# [EXERCISE TASK]
Copy all of the material word for word, except for the pictures.

# [DATASET EXTRACT]
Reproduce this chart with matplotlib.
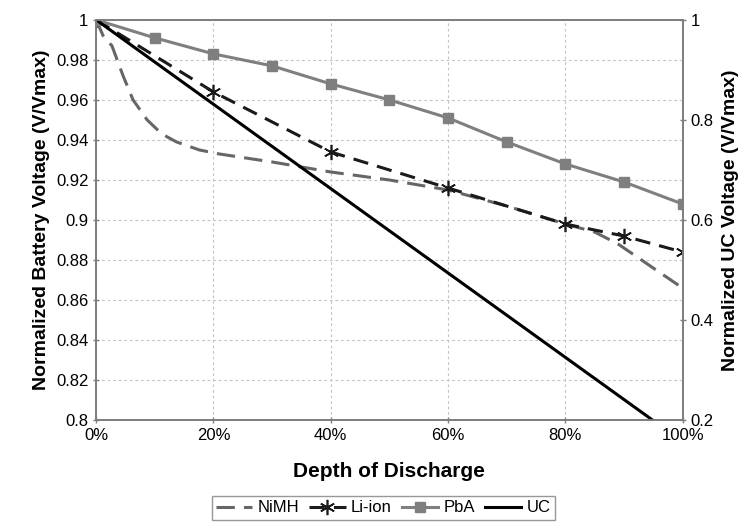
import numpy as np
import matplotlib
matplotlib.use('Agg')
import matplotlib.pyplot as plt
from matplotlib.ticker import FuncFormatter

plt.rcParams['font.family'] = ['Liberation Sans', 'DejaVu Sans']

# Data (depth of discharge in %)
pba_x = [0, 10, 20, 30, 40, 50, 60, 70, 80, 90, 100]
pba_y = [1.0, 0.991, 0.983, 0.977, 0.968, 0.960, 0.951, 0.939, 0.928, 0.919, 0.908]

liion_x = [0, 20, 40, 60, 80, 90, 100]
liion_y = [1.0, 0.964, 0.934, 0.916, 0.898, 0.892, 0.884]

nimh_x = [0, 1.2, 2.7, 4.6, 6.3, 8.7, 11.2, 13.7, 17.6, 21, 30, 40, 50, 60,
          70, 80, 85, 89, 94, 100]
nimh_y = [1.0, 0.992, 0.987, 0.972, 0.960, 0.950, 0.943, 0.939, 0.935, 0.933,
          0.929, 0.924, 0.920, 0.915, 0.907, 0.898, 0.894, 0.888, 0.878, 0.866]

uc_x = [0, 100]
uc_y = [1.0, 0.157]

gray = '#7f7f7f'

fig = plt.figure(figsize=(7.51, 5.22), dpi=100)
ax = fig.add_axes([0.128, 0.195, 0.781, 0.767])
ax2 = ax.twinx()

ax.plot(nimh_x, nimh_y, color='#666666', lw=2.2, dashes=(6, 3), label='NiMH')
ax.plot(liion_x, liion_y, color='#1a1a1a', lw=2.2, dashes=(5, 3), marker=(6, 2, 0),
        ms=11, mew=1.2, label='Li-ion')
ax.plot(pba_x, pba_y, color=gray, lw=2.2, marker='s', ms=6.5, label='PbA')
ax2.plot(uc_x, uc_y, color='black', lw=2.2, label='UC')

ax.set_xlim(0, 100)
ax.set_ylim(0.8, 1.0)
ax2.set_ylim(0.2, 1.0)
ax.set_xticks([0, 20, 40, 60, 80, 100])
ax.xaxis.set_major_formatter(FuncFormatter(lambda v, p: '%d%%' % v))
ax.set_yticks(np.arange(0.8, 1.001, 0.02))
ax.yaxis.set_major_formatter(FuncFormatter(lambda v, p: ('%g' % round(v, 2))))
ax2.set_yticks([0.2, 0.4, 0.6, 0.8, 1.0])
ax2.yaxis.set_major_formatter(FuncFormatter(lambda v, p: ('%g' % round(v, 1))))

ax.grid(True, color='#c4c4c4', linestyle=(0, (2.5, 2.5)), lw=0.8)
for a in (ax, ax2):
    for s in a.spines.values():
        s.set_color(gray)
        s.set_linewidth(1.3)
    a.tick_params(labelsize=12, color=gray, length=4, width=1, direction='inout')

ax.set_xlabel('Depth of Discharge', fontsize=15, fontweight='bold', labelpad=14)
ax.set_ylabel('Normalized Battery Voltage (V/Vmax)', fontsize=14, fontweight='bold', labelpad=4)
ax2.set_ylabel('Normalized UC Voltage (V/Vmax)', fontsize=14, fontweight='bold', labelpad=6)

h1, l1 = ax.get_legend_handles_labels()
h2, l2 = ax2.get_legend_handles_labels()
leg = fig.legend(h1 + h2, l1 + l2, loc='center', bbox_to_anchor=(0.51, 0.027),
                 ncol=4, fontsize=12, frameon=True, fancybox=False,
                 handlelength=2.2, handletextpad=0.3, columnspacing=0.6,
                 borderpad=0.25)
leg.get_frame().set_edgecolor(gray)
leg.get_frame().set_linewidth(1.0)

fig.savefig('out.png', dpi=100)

# [COMPLETED TASK]
Reproduce this chart with matplotlib.
import numpy as np
import matplotlib
matplotlib.use('Agg')
import matplotlib.pyplot as plt
from matplotlib.ticker import FuncFormatter

plt.rcParams['font.family'] = ['Liberation Sans', 'DejaVu Sans']

# Data (depth of discharge in %)
pba_x = [0, 10, 20, 30, 40, 50, 60, 70, 80, 90, 100]
pba_y = [1.0, 0.991, 0.983, 0.977, 0.968, 0.960, 0.951, 0.939, 0.928, 0.919, 0.908]

liion_x = [0, 20, 40, 60, 80, 90, 100]
liion_y = [1.0, 0.964, 0.934, 0.916, 0.898, 0.892, 0.884]

nimh_x = [0, 1.2, 2.7, 4.6, 6.3, 8.7, 11.2, 13.7, 17.6, 21, 30, 40, 50, 60,
          70, 80, 85, 89, 94, 100]
nimh_y = [1.0, 0.992, 0.987, 0.972, 0.960, 0.950, 0.943, 0.939, 0.935, 0.933,
          0.929, 0.924, 0.920, 0.915, 0.907, 0.898, 0.894, 0.888, 0.878, 0.866]

uc_x = [0, 100]
uc_y = [1.0, 0.157]

gray = '#7f7f7f'

fig = plt.figure(figsize=(7.51, 5.22), dpi=100)
ax = fig.add_axes([0.128, 0.195, 0.781, 0.767])
ax2 = ax.twinx()

ax.plot(nimh_x, nimh_y, color='#666666', lw=2.2, dashes=(6, 3), label='NiMH')
ax.plot(liion_x, liion_y, color='#1a1a1a', lw=2.2, dashes=(5, 3), marker=(6, 2, 0),
        ms=11, mew=1.2, label='Li-ion')
ax.plot(pba_x, pba_y, color=gray, lw=2.2, marker='s', ms=6.5, label='PbA')
ax2.plot(uc_x, uc_y, color='black', lw=2.2, label='UC')

ax.set_xlim(0, 100)
ax.set_ylim(0.8, 1.0)
ax2.set_ylim(0.2, 1.0)
ax.set_xticks([0, 20, 40, 60, 80, 100])
ax.xaxis.set_major_formatter(FuncFormatter(lambda v, p: '%d%%' % v))
ax.set_yticks(np.arange(0.8, 1.001, 0.02))
ax.yaxis.set_major_formatter(FuncFormatter(lambda v, p: ('%g' % round(v, 2))))
ax2.set_yticks([0.2, 0.4, 0.6, 0.8, 1.0])
ax2.yaxis.set_major_formatter(FuncFormatter(lambda v, p: ('%g' % round(v, 1))))

ax.grid(True, color='#c4c4c4', linestyle=(0, (2.5, 2.5)), lw=0.8)
for a in (ax, ax2):
    for s in a.spines.values():
        s.set_color(gray)
        s.set_linewidth(1.3)
    a.tick_params(labelsize=12, color=gray, length=4, width=1, direction='inout')

ax.set_xlabel('Depth of Discharge', fontsize=15, fontweight='bold', labelpad=14)
ax.set_ylabel('Normalized Battery Voltage (V/Vmax)', fontsize=14, fontweight='bold', labelpad=4)
ax2.set_ylabel('Normalized UC Voltage (V/Vmax)', fontsize=14, fontweight='bold', labelpad=6)

h1, l1 = ax.get_legend_handles_labels()
h2, l2 = ax2.get_legend_handles_labels()
leg = fig.legend(h1 + h2, l1 + l2, loc='center', bbox_to_anchor=(0.51, 0.027),
                 ncol=4, fontsize=12, frameon=True, fancybox=False,
                 handlelength=2.2, handletextpad=0.3, columnspacing=0.6,
                 borderpad=0.25)
leg.get_frame().set_edgecolor(gray)
leg.get_frame().set_linewidth(1.0)

fig.savefig('out.png', dpi=100)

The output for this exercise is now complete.